-- START OF Information supplied --

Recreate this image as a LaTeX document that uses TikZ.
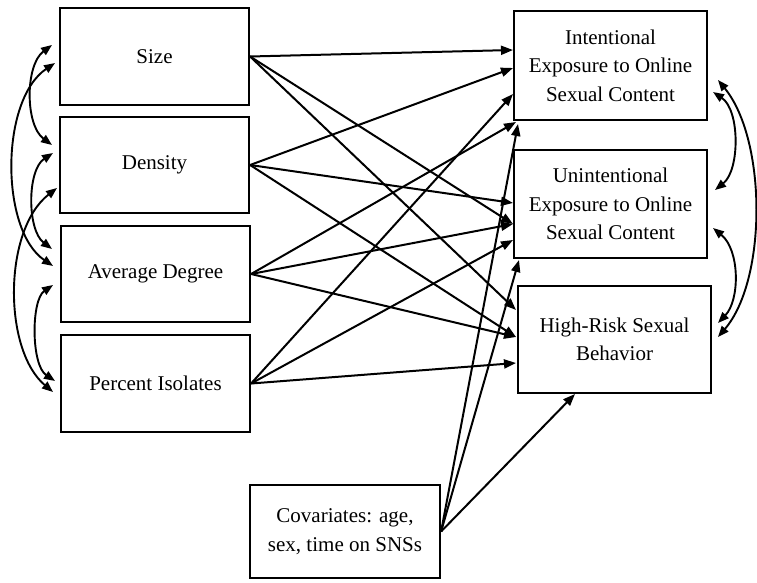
\documentclass[tikz,border=0pt]{standalone}
\usepackage{fontspec}
\setmainfont{Liberation Serif}
\usetikzlibrary{arrows.meta}
\begin{document}
\begin{tikzpicture}[x=1pt,y=-1pt,
  box/.style={draw, line width=2.2pt, align=center, inner sep=0pt,
    font=\fontsize{21}{28.5}\selectfont},
  conn/.style={line width=2pt, -{Triangle[length=12pt,width=9pt]}},
  corr/.style={line width=1.9pt,
    {Triangle[length=11pt,width=8.5pt]}-{Triangle[length=11pt,width=8.5pt]}}]
\useasboundingbox[fill=white] (0,0) rectangle (757,583);
% left boxes
\node[box, minimum width=189pt, minimum height=97pt] (size) at (154.5,56.5) {Size};
\node[box, minimum width=189pt, minimum height=96pt] (dens) at (154.5,165) {Density};
\node[box, minimum width=189pt, minimum height=96pt] (avg) at (155.5,274) {Average Degree};
\node[box, minimum width=189pt, minimum height=97pt] (pct) at (155.5,383.5) {Percent Isolates};
% right boxes
\node[box, minimum width=193pt, minimum height=109pt] (int) at (610.5,65.5)
  {Intentional\\Exposure to Online\\Sexual Content};
\node[box, minimum width=193pt, minimum height=108pt] (unint) at (610.5,204)
  {Unintentional\\Exposure to Online\\Sexual Content};
\node[box, minimum width=193pt, minimum height=107pt] (hr) at (614.5,339.5)
  {High-Risk Sexual\\Behavior};
\node[box, minimum width=190pt, minimum height=93pt] (cov) at (345,531.5)
  {Covariates: age,\\sex, time on SNSs};
% target points
\coordinate (i1) at (513,50);
\coordinate (i2) at (513,68);
\coordinate (i3) at (513,94);
\coordinate (i4) at (516,122);
\coordinate (i5) at (518,124);
\coordinate (u1) at (513,203);
\coordinate (u2) at (513,224);
\coordinate (u3) at (513,240);
\coordinate (u4) at (519,260);
\coordinate (h1) at (516,310);
\coordinate (h2) at (516,337);
\coordinate (h3) at (516,363);
\coordinate (h4) at (575,394);
% paths
\draw[conn] (size.east) -- (i1);
\draw[conn] (size.east) -- (u2);
\draw[conn] (size.east) -- (h1);
\draw[conn] (dens.east) -- (i2);
\draw[conn] (dens.east) -- (u1);
\draw[conn] (dens.east) -- (h2);
\draw[conn] (avg.east) -- (i4);
\draw[conn] (avg.east) -- (u2);
\draw[conn] (avg.east) -- (h2);
\draw[conn] (pct.east) -- (i3);
\draw[conn] (pct.east) -- (u3);
\draw[conn] (pct.east) -- (h3);
\draw[conn] (cov.east) -- (i5);
\draw[conn] (cov.east) -- (u4);
\draw[conn] (cov.east) -- (h4);
% left correlations
\coordinate (sa) at (52,45);
\coordinate (sb) at (55,63);
\coordinate (da) at (52,145);
\coordinate (db) at (53,153);
\coordinate (dc) at (57,188);
\coordinate (aa) at (52,249);
\coordinate (ab) at (53,266);
\coordinate (ac) at (53,285);
\coordinate (pa) at (55,381);
\coordinate (pb) at (53,392);
\draw[corr] (sa) .. controls (25,65) and (25,125) .. (da);
\draw[corr] (sb) .. controls (0,100) and (0,230) .. (ab);
\draw[corr] (db) .. controls (27,170) and (27,230) .. (aa);
\draw[corr] (dc) .. controls (3,230) and (3,350) .. (pb);
\draw[corr] (ac) .. controls (31,300) and (31,365) .. (pa);
% right correlations
\coordinate (ra) at (718,80);
\coordinate (rb) at (713,92);
\coordinate (rc) at (715,190);
\coordinate (rd) at (713,228);
\coordinate (re) at (718,323);
\coordinate (rf) at (718,337);
\draw[corr] (ra) .. controls (767,140) and (767,280) .. (rf);
\draw[corr] (rb) .. controls (740,110) and (740,170) .. (rc);
\draw[corr] (rd) .. controls (740,250) and (740,300) .. (re);
\end{tikzpicture}
\end{document}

-- END OF Information supplied --

Copy out the whole listing exactly, and don't carry over any pictures.

Recreate this image as a LaTeX document that uses TikZ.
\documentclass[tikz,border=0pt]{standalone}
\usepackage{fontspec}
\setmainfont{Liberation Serif}
\usetikzlibrary{arrows.meta}
\begin{document}
\begin{tikzpicture}[x=1pt,y=-1pt,
  box/.style={draw, line width=2.2pt, align=center, inner sep=0pt,
    font=\fontsize{21}{28.5}\selectfont},
  conn/.style={line width=2pt, -{Triangle[length=12pt,width=9pt]}},
  corr/.style={line width=1.9pt,
    {Triangle[length=11pt,width=8.5pt]}-{Triangle[length=11pt,width=8.5pt]}}]
\useasboundingbox[fill=white] (0,0) rectangle (757,583);
% left boxes
\node[box, minimum width=189pt, minimum height=97pt] (size) at (154.5,56.5) {Size};
\node[box, minimum width=189pt, minimum height=96pt] (dens) at (154.5,165) {Density};
\node[box, minimum width=189pt, minimum height=96pt] (avg) at (155.5,274) {Average Degree};
\node[box, minimum width=189pt, minimum height=97pt] (pct) at (155.5,383.5) {Percent Isolates};
% right boxes
\node[box, minimum width=193pt, minimum height=109pt] (int) at (610.5,65.5)
  {Intentional\\Exposure to Online\\Sexual Content};
\node[box, minimum width=193pt, minimum height=108pt] (unint) at (610.5,204)
  {Unintentional\\Exposure to Online\\Sexual Content};
\node[box, minimum width=193pt, minimum height=107pt] (hr) at (614.5,339.5)
  {High-Risk Sexual\\Behavior};
\node[box, minimum width=190pt, minimum height=93pt] (cov) at (345,531.5)
  {Covariates: age,\\sex, time on SNSs};
% target points
\coordinate (i1) at (513,50);
\coordinate (i2) at (513,68);
\coordinate (i3) at (513,94);
\coordinate (i4) at (516,122);
\coordinate (i5) at (518,124);
\coordinate (u1) at (513,203);
\coordinate (u2) at (513,224);
\coordinate (u3) at (513,240);
\coordinate (u4) at (519,260);
\coordinate (h1) at (516,310);
\coordinate (h2) at (516,337);
\coordinate (h3) at (516,363);
\coordinate (h4) at (575,394);
% paths
\draw[conn] (size.east) -- (i1);
\draw[conn] (size.east) -- (u2);
\draw[conn] (size.east) -- (h1);
\draw[conn] (dens.east) -- (i2);
\draw[conn] (dens.east) -- (u1);
\draw[conn] (dens.east) -- (h2);
\draw[conn] (avg.east) -- (i4);
\draw[conn] (avg.east) -- (u2);
\draw[conn] (avg.east) -- (h2);
\draw[conn] (pct.east) -- (i3);
\draw[conn] (pct.east) -- (u3);
\draw[conn] (pct.east) -- (h3);
\draw[conn] (cov.east) -- (i5);
\draw[conn] (cov.east) -- (u4);
\draw[conn] (cov.east) -- (h4);
% left correlations
\coordinate (sa) at (52,45);
\coordinate (sb) at (55,63);
\coordinate (da) at (52,145);
\coordinate (db) at (53,153);
\coordinate (dc) at (57,188);
\coordinate (aa) at (52,249);
\coordinate (ab) at (53,266);
\coordinate (ac) at (53,285);
\coordinate (pa) at (55,381);
\coordinate (pb) at (53,392);
\draw[corr] (sa) .. controls (25,65) and (25,125) .. (da);
\draw[corr] (sb) .. controls (0,100) and (0,230) .. (ab);
\draw[corr] (db) .. controls (27,170) and (27,230) .. (aa);
\draw[corr] (dc) .. controls (3,230) and (3,350) .. (pb);
\draw[corr] (ac) .. controls (31,300) and (31,365) .. (pa);
% right correlations
\coordinate (ra) at (718,80);
\coordinate (rb) at (713,92);
\coordinate (rc) at (715,190);
\coordinate (rd) at (713,228);
\coordinate (re) at (718,323);
\coordinate (rf) at (718,337);
\draw[corr] (ra) .. controls (767,140) and (767,280) .. (rf);
\draw[corr] (rb) .. controls (740,110) and (740,170) .. (rc);
\draw[corr] (rd) .. controls (740,250) and (740,300) .. (re);
\end{tikzpicture}
\end{document}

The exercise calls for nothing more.